What is superannuation in Australia?
Superannuation is money that is put aside during your working life, which can be used as a source of income when you retire. We explain the dollars and cents of super for your financial future.
What is superannuation?
Superannuation is the portion of your earnings and savings that is placed in a fund and typically held there for you to use after you retire. The objective of superannuation is to provide income in retirement that substitutes or supplements the Australian Age Pension.
There are many superannuation providers in Australia and there can be big differences in how they invest members’ money and how those investments perform. You may be interested in reading about the top performing super funds, based on investment returns from providers on Canstar’s database.
Fees charged can also vary significantly between funds, so keeping an eye on the fees you’re being charged is also important. Most funds offer members insurance through their super, with regular premiums deducted from the member’s account balance.

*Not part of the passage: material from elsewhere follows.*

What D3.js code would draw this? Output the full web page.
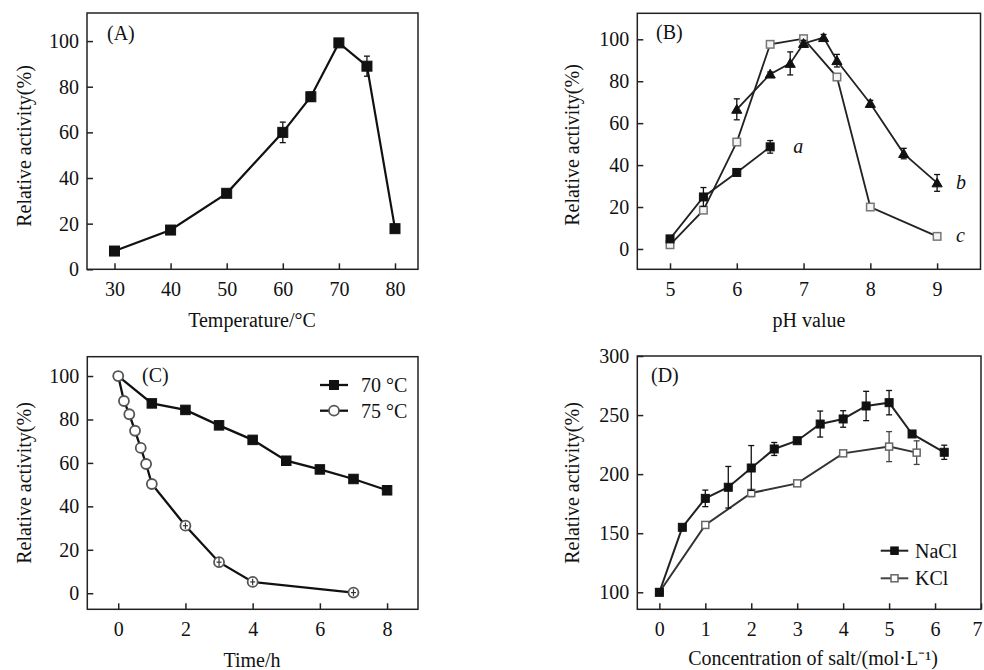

The Association of Superannuation Funds of Australia (ASFA) has a Retirement Standard that estimates how much you’ll need in retirement, depending on whether you are single or in a couple and want to live modestly or comfortably.

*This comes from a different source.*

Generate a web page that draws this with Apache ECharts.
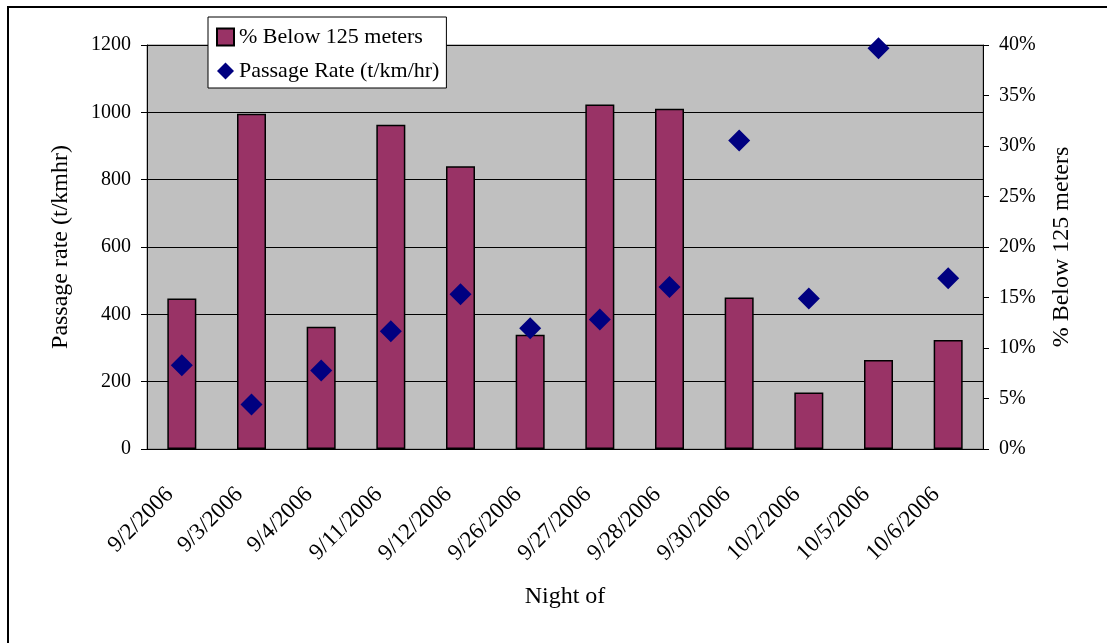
<!DOCTYPE html>
<html lang="en">
<head>
    <meta charset="utf-8">
    <title>Passage rate by night</title>
    <script src="https://cdn.jsdelivr.net/npm/echarts@6/dist/echarts.min.js"></script>
</head>
<body style="margin:0; background:#fff;">
<div id="main" style="width:1107px; height:643px;"></div>

<script type="text/javascript">
    // nights sampled
    const nights = ["9/2/2006", "9/3/2006", "9/4/2006", "9/11/2006", "9/12/2006", "9/26/2006",
        "9/27/2006", "9/28/2006", "9/30/2006", "10/2/2006", "10/5/2006", "10/6/2006"];
    // % of targets below 125 m (bars, right axis)
    const pctBelow125 = [14.9, 33.2, 12.1, 32.1, 28.0, 11.3, 34.1, 33.7, 15.0, 5.6, 8.8, 10.8];
    // passage rate t/km/hr (diamonds, left axis)
    const passageRate = [249, 132, 233, 350, 460, 359, 385, 481, 916, 447, 1190, 507];

    const font = 'Liberation Serif';

    let myChart = echarts.init(document.getElementById('main'));
    const option = {
        animation: false,
        textStyle: { fontFamily: font, color: '#000' },
        graphic: [{
            // outer chart frame, only top and left edges fall inside the picture
            type: 'rect',
            shape: { x: 8, y: 7, width: 1200, height: 700 },
            style: { fill: 'none', stroke: '#000', lineWidth: 2 },
            z: -10
        }],
        legend: {
            orient: 'vertical',
            left: 208,
            top: 17,
            backgroundColor: '#fff',
            borderColor: '#000',
            borderWidth: 1,
            padding: [9, 7, 6, 8],
            itemGap: 12,
            itemWidth: 17,
            itemHeight: 17,
            textStyle: { fontFamily: font, fontSize: 22, color: '#000' },
            data: [
                { name: '% Below 125 meters', icon: 'rect' },
                { name: 'Passage Rate (t/km/hr)', icon: 'diamond' }
            ]
        },
        grid: {
            left: 147, right: 124, top: 45, bottom: 194,
            show: true,
            backgroundColor: '#C0C0C0',
            borderColor: '#808080',
            borderWidth: 1
        },
        xAxis: {
            type: 'category',
            data: nights,
            name: 'Night of',
            nameLocation: 'middle',
            nameGap: 136,
            nameTextStyle: { fontFamily: font, fontSize: 24, color: '#000' },
            axisLine: { lineStyle: { color: '#000', width: 1 } },
            axisTick: { length: 7, lineStyle: { color: '#000' } },
            axisLabel: { rotate: 45, margin: 30, padding: [0, 17, 0, 0], fontFamily: font, fontSize: 23, color: '#000' }
        },
        yAxis: [{
            type: 'value',
            min: 0, max: 1200, interval: 200,
            name: 'Passage rate (t/kmhr)',
            nameLocation: 'middle',
            nameRotate: 90,
            nameGap: 74,
            nameTextStyle: { fontFamily: font, fontSize: 24, color: '#000' },
            axisLine: { show: true, lineStyle: { color: '#000' } },
            axisTick: { show: true, length: 6, lineStyle: { color: '#000' } },
            axisLabel: { margin: 16, formatter: v => String(v), fontFamily: font, fontSize: 20, color: '#000' },
            splitLine: { lineStyle: { color: '#000', width: 1 } }
        }, {
            type: 'value',
            position: 'right',
            min: 0, max: 40, interval: 5,
            name: '% Below 125 meters',
            nameLocation: 'middle',
            nameRotate: 90,
            nameGap: 67,
            nameTextStyle: { fontFamily: font, fontSize: 24, color: '#000' },
            axisLine: { show: true, lineStyle: { color: '#000' } },
            axisTick: { show: true, length: 6, lineStyle: { color: '#000' } },
            axisLabel: { margin: 16, formatter: '{value}%', fontFamily: font, fontSize: 20, color: '#000' },
            splitLine: { show: false }
        }],
        series: [{
            name: '% Below 125 meters',
            type: 'bar',
            yAxisIndex: 1,
            barWidth: 29,
            itemStyle: { color: '#993366', borderColor: '#000', borderWidth: 1.5 },
            data: pctBelow125
        }, {
            name: 'Passage Rate (t/km/hr)',
            type: 'scatter',
            yAxisIndex: 0,
            symbol: 'diamond',
            symbolSize: [22, 22],
            itemStyle: { color: '#000080', opacity: 1 },
            z: 5,
            data: passageRate
        }]
    };
    myChart.setOption(option);
</script>
</body>
</html>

Current estimates suggest you’ll need about two-thirds (67%) of your pre-retirement income to maintain an equivalent standard in retirement. For a couple seeking a comfortable retirement, this equates to $64,771 annually in living costs, according to ASFA’s figures for the December quarter, 2021.
→ Read more: Here’s how much super Aussies need in their accounts right now to retire comfortably
If you are considering which super fund to pick for your retirement savings, Canstar releases annual Superannuation Star Rating and Awards that consider investment performance, fees, insurance premiums and product features across super products and providers on our database.
How does super work in Australia?
If you are an employee in Australia and meet the minimum requirements in the Superannuation Guarantee, your employer must currently pay at least 10% of your ordinary time earnings into a super fund.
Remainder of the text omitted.